* WHAT IS REQUIRED
Your task is to copy every line of the records below that contains "this".

* DATA ENTRIES
┄┄┄┄┄┄
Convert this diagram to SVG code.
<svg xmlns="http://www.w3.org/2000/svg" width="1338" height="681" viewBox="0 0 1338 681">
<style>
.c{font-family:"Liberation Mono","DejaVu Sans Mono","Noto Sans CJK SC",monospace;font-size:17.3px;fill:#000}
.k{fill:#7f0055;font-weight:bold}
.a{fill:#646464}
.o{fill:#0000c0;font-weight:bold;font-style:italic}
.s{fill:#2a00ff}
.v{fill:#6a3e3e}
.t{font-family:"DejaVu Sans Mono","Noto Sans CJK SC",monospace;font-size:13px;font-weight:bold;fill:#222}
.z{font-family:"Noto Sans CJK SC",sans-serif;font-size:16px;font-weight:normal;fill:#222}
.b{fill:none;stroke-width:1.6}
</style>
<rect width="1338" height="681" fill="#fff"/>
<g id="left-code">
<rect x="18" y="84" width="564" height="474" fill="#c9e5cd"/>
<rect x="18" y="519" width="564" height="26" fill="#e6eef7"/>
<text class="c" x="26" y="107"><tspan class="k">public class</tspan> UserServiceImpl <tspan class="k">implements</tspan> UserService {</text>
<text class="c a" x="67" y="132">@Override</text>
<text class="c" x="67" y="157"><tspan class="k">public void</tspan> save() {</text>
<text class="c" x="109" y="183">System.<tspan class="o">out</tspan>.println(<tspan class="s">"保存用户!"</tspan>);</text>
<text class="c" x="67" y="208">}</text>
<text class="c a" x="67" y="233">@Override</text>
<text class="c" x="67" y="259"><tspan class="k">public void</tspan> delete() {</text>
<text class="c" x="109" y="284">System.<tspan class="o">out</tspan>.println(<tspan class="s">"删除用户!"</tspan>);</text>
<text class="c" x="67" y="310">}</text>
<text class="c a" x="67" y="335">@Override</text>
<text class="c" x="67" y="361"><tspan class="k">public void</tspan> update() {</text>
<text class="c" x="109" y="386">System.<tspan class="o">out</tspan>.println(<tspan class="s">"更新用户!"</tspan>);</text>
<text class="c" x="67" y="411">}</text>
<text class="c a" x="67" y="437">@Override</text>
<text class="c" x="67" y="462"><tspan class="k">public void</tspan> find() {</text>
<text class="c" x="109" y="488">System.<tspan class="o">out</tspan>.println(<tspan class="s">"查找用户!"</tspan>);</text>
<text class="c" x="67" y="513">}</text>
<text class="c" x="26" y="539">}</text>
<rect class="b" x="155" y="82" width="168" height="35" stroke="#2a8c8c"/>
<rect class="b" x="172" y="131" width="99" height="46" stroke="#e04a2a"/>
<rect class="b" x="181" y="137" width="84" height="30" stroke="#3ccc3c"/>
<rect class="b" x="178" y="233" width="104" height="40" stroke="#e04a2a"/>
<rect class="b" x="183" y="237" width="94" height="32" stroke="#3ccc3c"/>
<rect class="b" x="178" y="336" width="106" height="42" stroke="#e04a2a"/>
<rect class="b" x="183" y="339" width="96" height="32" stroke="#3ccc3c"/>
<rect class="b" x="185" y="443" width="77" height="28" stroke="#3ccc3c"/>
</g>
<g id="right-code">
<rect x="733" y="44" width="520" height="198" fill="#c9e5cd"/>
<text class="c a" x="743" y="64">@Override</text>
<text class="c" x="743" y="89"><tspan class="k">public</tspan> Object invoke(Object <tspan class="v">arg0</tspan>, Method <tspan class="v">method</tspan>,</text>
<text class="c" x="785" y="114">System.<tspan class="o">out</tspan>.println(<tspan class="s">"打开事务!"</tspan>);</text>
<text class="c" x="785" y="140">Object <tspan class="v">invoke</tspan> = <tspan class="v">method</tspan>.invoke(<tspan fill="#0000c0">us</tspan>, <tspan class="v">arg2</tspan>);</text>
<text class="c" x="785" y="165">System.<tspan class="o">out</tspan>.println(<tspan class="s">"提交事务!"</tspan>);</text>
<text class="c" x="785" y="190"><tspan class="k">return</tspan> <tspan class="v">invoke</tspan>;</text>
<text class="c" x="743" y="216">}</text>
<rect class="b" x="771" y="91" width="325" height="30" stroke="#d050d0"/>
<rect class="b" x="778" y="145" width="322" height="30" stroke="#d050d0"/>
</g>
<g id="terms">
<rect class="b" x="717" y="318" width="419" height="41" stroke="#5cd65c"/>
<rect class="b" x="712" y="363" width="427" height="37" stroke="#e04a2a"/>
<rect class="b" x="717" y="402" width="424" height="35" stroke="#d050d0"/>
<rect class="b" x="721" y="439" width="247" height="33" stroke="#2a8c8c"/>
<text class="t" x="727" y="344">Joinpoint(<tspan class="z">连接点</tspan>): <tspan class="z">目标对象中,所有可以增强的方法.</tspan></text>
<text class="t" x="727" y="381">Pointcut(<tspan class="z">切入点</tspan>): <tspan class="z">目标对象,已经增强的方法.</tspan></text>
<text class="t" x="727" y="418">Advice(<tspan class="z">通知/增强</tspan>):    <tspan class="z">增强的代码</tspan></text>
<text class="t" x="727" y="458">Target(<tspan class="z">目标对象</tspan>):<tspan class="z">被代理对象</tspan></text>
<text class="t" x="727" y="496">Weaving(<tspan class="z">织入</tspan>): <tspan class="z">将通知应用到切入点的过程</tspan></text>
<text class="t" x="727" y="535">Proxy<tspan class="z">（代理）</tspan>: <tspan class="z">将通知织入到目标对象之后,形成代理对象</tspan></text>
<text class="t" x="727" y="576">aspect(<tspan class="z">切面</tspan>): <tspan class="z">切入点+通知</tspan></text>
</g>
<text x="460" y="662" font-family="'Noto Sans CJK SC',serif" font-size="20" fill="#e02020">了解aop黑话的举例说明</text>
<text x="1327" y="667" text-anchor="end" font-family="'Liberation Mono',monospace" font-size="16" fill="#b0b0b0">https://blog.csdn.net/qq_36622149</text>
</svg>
┄┄┄┄┄┄
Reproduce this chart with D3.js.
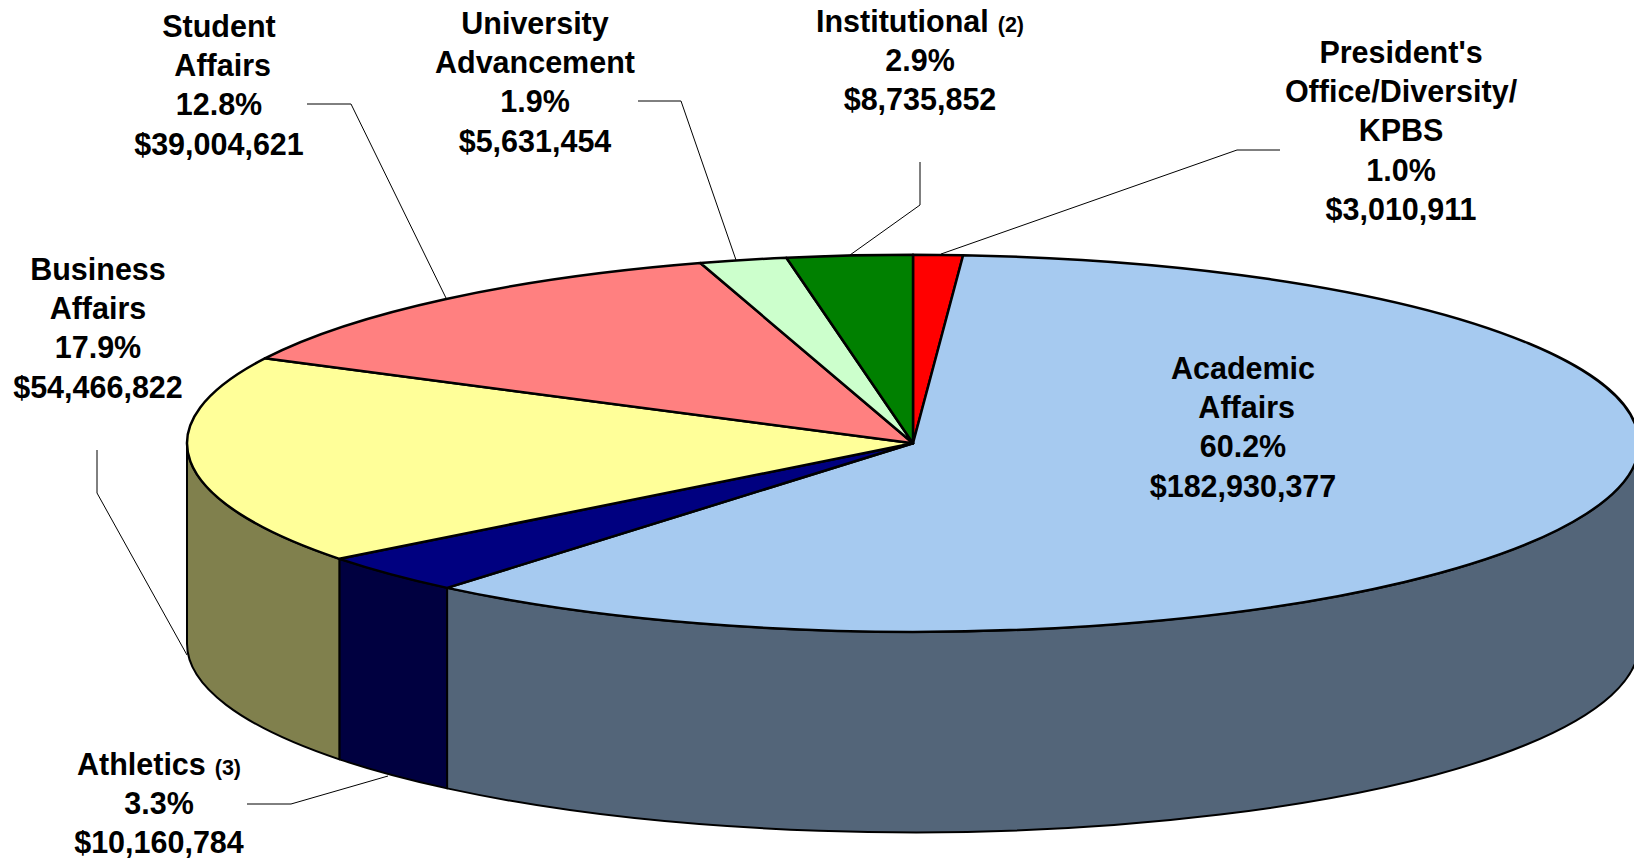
┄┄┄┄┄┄
* EXERCISE RESPONSE
Convert this diagram to SVG code.
Reproduce this chart with D3.js.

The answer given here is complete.